_Aim of the exercise_
Without the pictures, output the records below word for word.

_Information supplied_
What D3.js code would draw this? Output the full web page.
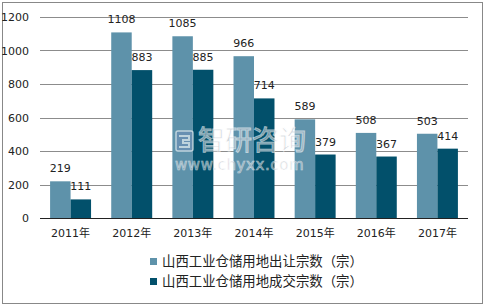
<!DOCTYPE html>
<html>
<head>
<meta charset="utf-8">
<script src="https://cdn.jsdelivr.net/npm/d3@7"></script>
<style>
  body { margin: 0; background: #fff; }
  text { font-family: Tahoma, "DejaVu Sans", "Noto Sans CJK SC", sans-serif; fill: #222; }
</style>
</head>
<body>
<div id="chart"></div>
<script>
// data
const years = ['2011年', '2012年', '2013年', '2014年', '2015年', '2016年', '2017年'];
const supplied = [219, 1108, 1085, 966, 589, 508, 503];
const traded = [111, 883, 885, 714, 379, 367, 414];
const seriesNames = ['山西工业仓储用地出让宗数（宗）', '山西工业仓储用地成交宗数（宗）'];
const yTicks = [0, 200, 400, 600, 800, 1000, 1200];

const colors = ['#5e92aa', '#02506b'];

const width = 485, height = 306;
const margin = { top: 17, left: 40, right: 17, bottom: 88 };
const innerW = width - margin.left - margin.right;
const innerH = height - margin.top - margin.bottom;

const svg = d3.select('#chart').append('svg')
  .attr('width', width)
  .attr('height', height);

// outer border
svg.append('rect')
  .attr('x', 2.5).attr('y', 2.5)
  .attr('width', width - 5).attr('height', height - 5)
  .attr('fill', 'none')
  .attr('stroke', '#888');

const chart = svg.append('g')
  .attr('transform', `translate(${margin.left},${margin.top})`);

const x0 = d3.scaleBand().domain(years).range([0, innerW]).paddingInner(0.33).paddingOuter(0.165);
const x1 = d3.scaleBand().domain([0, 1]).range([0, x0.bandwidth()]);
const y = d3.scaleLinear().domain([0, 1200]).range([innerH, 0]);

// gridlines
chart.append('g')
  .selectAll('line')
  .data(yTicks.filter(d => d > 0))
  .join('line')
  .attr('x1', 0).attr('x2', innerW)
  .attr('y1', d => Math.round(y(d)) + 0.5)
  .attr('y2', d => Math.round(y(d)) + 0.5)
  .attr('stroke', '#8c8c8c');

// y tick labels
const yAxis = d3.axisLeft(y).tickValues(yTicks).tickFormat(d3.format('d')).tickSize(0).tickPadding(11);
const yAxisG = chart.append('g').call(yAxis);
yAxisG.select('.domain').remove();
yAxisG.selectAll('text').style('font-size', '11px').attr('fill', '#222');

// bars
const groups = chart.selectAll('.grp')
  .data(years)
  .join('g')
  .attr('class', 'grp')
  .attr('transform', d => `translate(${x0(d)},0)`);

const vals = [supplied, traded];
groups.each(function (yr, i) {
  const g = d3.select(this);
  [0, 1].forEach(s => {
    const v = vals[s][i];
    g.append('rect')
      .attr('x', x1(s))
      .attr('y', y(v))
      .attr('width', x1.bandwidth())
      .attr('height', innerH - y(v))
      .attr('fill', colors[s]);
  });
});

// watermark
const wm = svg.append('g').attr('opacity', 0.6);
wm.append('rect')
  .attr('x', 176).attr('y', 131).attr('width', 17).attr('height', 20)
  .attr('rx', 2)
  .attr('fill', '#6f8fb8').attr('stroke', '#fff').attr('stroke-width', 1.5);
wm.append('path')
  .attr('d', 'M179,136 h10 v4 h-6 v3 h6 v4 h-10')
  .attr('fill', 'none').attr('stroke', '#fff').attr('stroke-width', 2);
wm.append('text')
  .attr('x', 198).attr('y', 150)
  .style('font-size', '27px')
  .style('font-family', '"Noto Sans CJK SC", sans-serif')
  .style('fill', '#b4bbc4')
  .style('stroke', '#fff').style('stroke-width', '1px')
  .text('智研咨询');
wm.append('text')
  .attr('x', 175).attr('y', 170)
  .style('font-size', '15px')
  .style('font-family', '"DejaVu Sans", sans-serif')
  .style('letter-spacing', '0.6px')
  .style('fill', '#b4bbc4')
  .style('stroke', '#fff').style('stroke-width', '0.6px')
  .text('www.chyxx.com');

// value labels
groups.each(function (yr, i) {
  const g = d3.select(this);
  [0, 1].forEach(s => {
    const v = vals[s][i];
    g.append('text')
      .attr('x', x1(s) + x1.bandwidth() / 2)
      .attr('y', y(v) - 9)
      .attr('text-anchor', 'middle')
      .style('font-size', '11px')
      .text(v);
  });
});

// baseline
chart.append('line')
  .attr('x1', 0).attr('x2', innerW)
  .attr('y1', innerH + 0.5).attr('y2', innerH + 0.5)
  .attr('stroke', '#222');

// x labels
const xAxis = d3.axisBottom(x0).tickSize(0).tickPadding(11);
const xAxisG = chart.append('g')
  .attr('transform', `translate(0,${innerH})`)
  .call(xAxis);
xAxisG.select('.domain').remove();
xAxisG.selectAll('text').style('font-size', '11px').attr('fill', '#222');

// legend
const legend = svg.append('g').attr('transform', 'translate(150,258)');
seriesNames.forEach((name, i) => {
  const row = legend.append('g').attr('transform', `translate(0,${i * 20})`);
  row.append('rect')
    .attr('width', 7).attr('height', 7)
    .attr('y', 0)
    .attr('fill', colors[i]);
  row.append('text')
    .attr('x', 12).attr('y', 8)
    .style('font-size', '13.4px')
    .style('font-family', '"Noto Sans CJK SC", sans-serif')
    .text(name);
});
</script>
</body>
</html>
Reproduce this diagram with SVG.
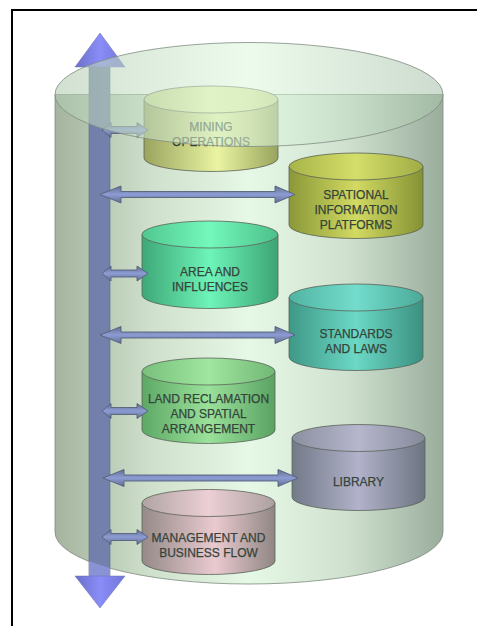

_Exercise answer_
What D3.js code would draw this? Output the full web page.
<!DOCTYPE html>
<html>
<head>
<meta charset="utf-8">
<script src="https://cdn.jsdelivr.net/npm/d3@7"></script>
<style>
  body { margin: 0; background: #fff; }
  text { font-family: Tahoma, "DejaVu Sans", "Noto Sans CJK SC", sans-serif; fill: #222; }
</style>
</head>
<body>
<div id="chart"></div>
<script>
// data
const years = ['2011年', '2012年', '2013年', '2014年', '2015年', '2016年', '2017年'];
const supplied = [219, 1108, 1085, 966, 589, 508, 503];
const traded = [111, 883, 885, 714, 379, 367, 414];
const seriesNames = ['山西工业仓储用地出让宗数（宗）', '山西工业仓储用地成交宗数（宗）'];
const yTicks = [0, 200, 400, 600, 800, 1000, 1200];

const colors = ['#5e92aa', '#02506b'];

const width = 485, height = 306;
const margin = { top: 17, left: 40, right: 17, bottom: 88 };
const innerW = width - margin.left - margin.right;
const innerH = height - margin.top - margin.bottom;

const svg = d3.select('#chart').append('svg')
  .attr('width', width)
  .attr('height', height);

// outer border
svg.append('rect')
  .attr('x', 2.5).attr('y', 2.5)
  .attr('width', width - 5).attr('height', height - 5)
  .attr('fill', 'none')
  .attr('stroke', '#888');

const chart = svg.append('g')
  .attr('transform', `translate(${margin.left},${margin.top})`);

const x0 = d3.scaleBand().domain(years).range([0, innerW]).paddingInner(0.33).paddingOuter(0.165);
const x1 = d3.scaleBand().domain([0, 1]).range([0, x0.bandwidth()]);
const y = d3.scaleLinear().domain([0, 1200]).range([innerH, 0]);

// gridlines
chart.append('g')
  .selectAll('line')
  .data(yTicks.filter(d => d > 0))
  .join('line')
  .attr('x1', 0).attr('x2', innerW)
  .attr('y1', d => Math.round(y(d)) + 0.5)
  .attr('y2', d => Math.round(y(d)) + 0.5)
  .attr('stroke', '#8c8c8c');

// y tick labels
const yAxis = d3.axisLeft(y).tickValues(yTicks).tickFormat(d3.format('d')).tickSize(0).tickPadding(11);
const yAxisG = chart.append('g').call(yAxis);
yAxisG.select('.domain').remove();
yAxisG.selectAll('text').style('font-size', '11px').attr('fill', '#222');

// bars
const groups = chart.selectAll('.grp')
  .data(years)
  .join('g')
  .attr('class', 'grp')
  .attr('transform', d => `translate(${x0(d)},0)`);

const vals = [supplied, traded];
groups.each(function (yr, i) {
  const g = d3.select(this);
  [0, 1].forEach(s => {
    const v = vals[s][i];
    g.append('rect')
      .attr('x', x1(s))
      .attr('y', y(v))
      .attr('width', x1.bandwidth())
      .attr('height', innerH - y(v))
      .attr('fill', colors[s]);
  });
});

// watermark
const wm = svg.append('g').attr('opacity', 0.6);
wm.append('rect')
  .attr('x', 176).attr('y', 131).attr('width', 17).attr('height', 20)
  .attr('rx', 2)
  .attr('fill', '#6f8fb8').attr('stroke', '#fff').attr('stroke-width', 1.5);
wm.append('path')
  .attr('d', 'M179,136 h10 v4 h-6 v3 h6 v4 h-10')
  .attr('fill', 'none').attr('stroke', '#fff').attr('stroke-width', 2);
wm.append('text')
  .attr('x', 198).attr('y', 150)
  .style('font-size', '27px')
  .style('font-family', '"Noto Sans CJK SC", sans-serif')
  .style('fill', '#b4bbc4')
  .style('stroke', '#fff').style('stroke-width', '1px')
  .text('智研咨询');
wm.append('text')
  .attr('x', 175).attr('y', 170)
  .style('font-size', '15px')
  .style('font-family', '"DejaVu Sans", sans-serif')
  .style('letter-spacing', '0.6px')
  .style('fill', '#b4bbc4')
  .style('stroke', '#fff').style('stroke-width', '0.6px')
  .text('www.chyxx.com');

// value labels
groups.each(function (yr, i) {
  const g = d3.select(this);
  [0, 1].forEach(s => {
    const v = vals[s][i];
    g.append('text')
      .attr('x', x1(s) + x1.bandwidth() / 2)
      .attr('y', y(v) - 9)
      .attr('text-anchor', 'middle')
      .style('font-size', '11px')
      .text(v);
  });
});

// baseline
chart.append('line')
  .attr('x1', 0).attr('x2', innerW)
  .attr('y1', innerH + 0.5).attr('y2', innerH + 0.5)
  .attr('stroke', '#222');

// x labels
const xAxis = d3.axisBottom(x0).tickSize(0).tickPadding(11);
const xAxisG = chart.append('g')
  .attr('transform', `translate(0,${innerH})`)
  .call(xAxis);
xAxisG.select('.domain').remove();
xAxisG.selectAll('text').style('font-size', '11px').attr('fill', '#222');

// legend
const legend = svg.append('g').attr('transform', 'translate(150,258)');
seriesNames.forEach((name, i) => {
  const row = legend.append('g').attr('transform', `translate(0,${i * 20})`);
  row.append('rect')
    .attr('width', 7).attr('height', 7)
    .attr('y', 0)
    .attr('fill', colors[i]);
  row.append('text')
    .attr('x', 12).attr('y', 8)
    .style('font-size', '13.4px')
    .style('font-family', '"Noto Sans CJK SC", sans-serif')
    .text(name);
});
</script>
</body>
</html>
Reproduce this diagram with SVG.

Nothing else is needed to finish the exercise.